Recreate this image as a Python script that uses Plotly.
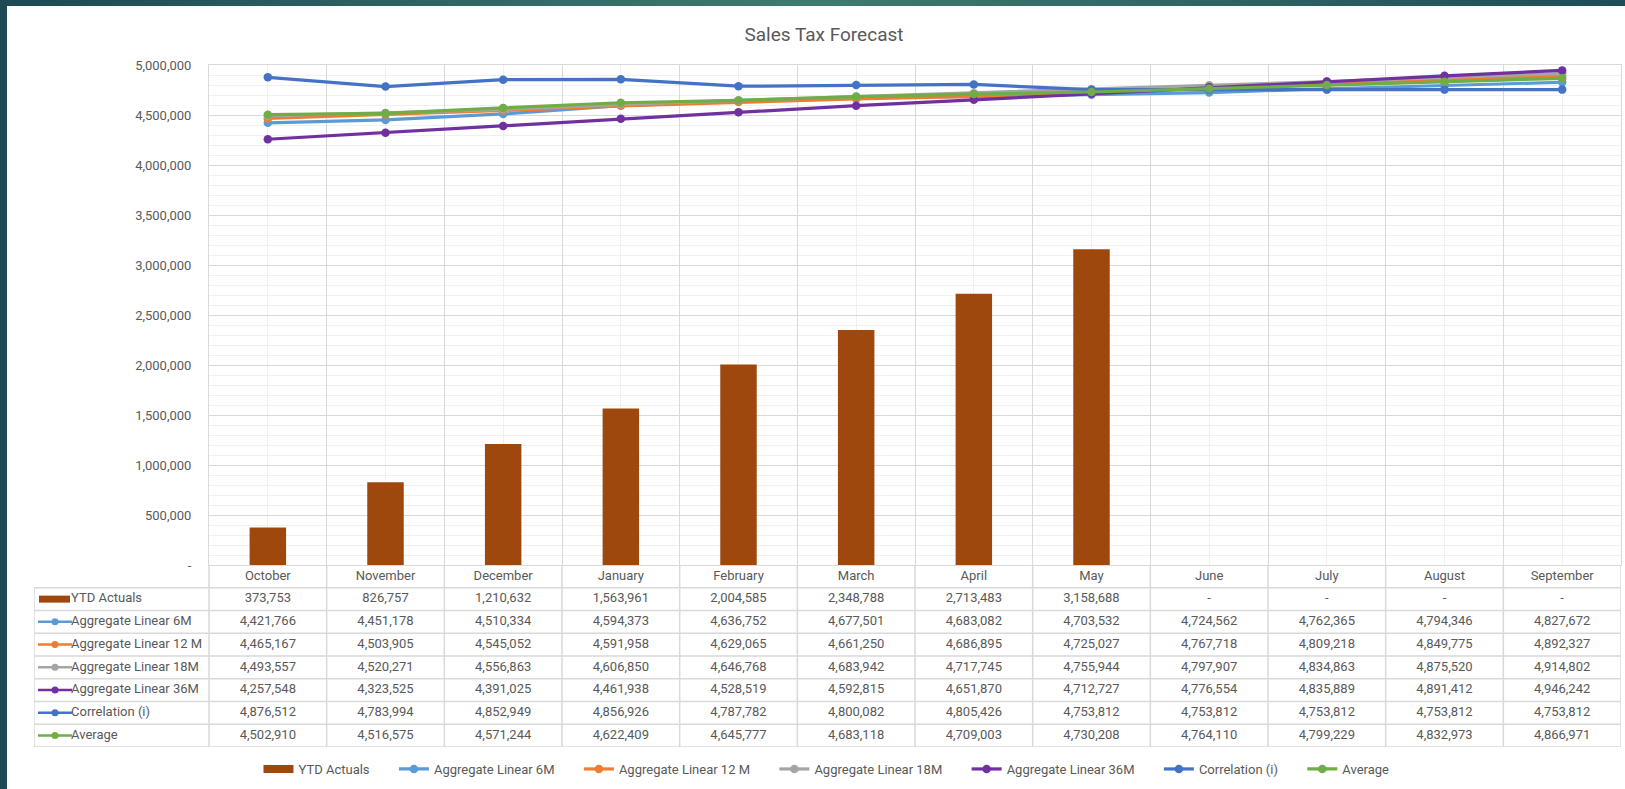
---
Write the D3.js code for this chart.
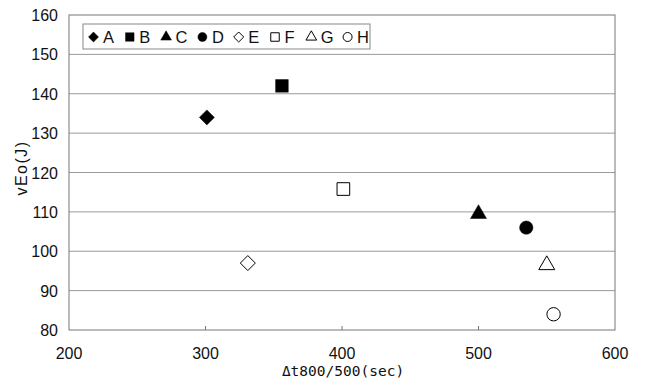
* * *
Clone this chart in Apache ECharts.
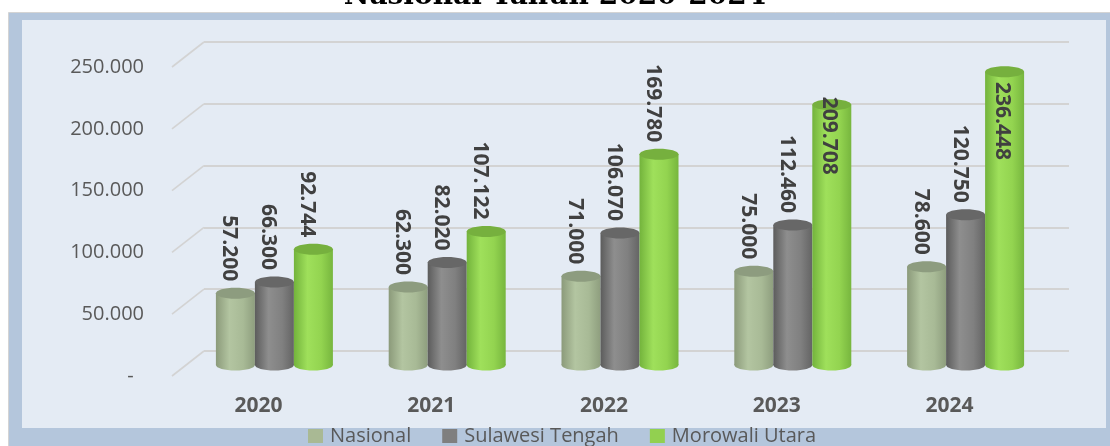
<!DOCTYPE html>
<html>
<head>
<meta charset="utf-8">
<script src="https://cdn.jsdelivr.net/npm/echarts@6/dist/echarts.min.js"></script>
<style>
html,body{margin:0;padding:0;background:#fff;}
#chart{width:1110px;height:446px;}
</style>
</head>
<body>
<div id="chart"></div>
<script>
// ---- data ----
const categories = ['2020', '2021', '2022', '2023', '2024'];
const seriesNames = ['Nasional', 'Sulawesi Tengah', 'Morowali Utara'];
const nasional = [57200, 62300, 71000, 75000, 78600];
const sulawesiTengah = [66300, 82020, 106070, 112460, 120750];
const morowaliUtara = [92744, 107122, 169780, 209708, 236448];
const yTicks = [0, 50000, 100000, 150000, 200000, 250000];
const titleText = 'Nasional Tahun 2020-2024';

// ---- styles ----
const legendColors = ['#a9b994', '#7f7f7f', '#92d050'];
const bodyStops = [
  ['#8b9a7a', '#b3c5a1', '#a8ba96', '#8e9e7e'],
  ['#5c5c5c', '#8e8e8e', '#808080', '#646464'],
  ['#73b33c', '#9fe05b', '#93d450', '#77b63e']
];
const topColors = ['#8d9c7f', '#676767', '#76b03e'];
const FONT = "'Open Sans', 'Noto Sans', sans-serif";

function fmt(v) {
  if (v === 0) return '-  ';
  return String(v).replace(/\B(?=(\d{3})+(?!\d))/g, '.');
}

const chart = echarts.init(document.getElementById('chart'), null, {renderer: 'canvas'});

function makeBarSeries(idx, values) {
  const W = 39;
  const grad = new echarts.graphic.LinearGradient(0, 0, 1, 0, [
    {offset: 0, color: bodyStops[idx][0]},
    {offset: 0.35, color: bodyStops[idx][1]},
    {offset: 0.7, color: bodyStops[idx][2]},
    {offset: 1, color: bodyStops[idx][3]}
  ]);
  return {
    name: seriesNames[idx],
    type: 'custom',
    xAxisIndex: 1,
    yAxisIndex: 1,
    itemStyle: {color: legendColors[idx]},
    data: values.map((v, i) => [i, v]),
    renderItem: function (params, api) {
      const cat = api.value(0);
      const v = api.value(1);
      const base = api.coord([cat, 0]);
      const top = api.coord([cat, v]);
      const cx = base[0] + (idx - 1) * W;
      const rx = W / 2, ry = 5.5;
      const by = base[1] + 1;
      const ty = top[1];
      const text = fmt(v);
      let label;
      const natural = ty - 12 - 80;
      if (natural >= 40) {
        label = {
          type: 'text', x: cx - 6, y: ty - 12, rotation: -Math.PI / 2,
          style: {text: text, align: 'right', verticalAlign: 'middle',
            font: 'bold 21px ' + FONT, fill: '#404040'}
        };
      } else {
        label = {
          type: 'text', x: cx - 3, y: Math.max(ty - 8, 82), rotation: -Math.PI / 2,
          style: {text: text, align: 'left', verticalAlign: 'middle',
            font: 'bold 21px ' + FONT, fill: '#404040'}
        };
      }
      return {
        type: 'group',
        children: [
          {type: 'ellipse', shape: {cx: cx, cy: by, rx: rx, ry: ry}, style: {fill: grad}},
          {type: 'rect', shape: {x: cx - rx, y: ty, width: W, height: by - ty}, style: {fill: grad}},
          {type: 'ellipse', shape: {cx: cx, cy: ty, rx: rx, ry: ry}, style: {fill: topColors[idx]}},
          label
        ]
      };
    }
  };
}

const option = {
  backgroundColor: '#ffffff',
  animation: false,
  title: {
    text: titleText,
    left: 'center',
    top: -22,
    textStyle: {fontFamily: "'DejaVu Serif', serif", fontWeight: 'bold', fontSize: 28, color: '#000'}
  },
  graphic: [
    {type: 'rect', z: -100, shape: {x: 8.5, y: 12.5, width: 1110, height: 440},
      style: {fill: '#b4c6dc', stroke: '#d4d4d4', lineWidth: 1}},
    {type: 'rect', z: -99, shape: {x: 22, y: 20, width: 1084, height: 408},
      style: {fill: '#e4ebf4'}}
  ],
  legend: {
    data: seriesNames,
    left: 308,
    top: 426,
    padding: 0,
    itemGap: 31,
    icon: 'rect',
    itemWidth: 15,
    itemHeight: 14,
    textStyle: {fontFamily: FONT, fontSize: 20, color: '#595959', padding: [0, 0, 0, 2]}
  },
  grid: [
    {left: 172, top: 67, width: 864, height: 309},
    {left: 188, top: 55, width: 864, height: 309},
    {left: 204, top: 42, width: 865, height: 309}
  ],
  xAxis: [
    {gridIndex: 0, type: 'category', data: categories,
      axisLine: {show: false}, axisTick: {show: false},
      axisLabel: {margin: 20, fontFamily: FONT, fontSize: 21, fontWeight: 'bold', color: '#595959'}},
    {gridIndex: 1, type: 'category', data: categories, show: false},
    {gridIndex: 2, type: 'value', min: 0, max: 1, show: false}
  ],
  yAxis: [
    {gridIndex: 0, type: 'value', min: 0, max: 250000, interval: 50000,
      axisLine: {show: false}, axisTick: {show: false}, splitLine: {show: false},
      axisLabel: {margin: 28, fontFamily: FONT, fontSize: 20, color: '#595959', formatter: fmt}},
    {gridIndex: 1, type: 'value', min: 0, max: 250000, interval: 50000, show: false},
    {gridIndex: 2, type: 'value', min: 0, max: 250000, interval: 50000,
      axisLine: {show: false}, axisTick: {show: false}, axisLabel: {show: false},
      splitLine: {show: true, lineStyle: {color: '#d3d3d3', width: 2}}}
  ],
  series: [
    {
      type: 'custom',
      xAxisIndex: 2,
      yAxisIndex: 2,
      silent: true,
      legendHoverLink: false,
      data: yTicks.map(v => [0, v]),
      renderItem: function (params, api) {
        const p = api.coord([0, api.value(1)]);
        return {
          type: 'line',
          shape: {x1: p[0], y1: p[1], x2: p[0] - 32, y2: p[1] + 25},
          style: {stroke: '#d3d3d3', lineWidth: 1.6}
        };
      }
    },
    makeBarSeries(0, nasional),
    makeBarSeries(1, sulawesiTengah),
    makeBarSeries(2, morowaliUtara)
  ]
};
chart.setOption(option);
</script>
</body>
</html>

What you have to do: For this exercise, gather every line of the data that contains the word "script".

Answer for the task:
Recreate this image as a Python script that uses Plotly.
<script src="https://cdn.jsdelivr.net/npm/echarts@6/dist/echarts.min.js"></script>
<script>
</script>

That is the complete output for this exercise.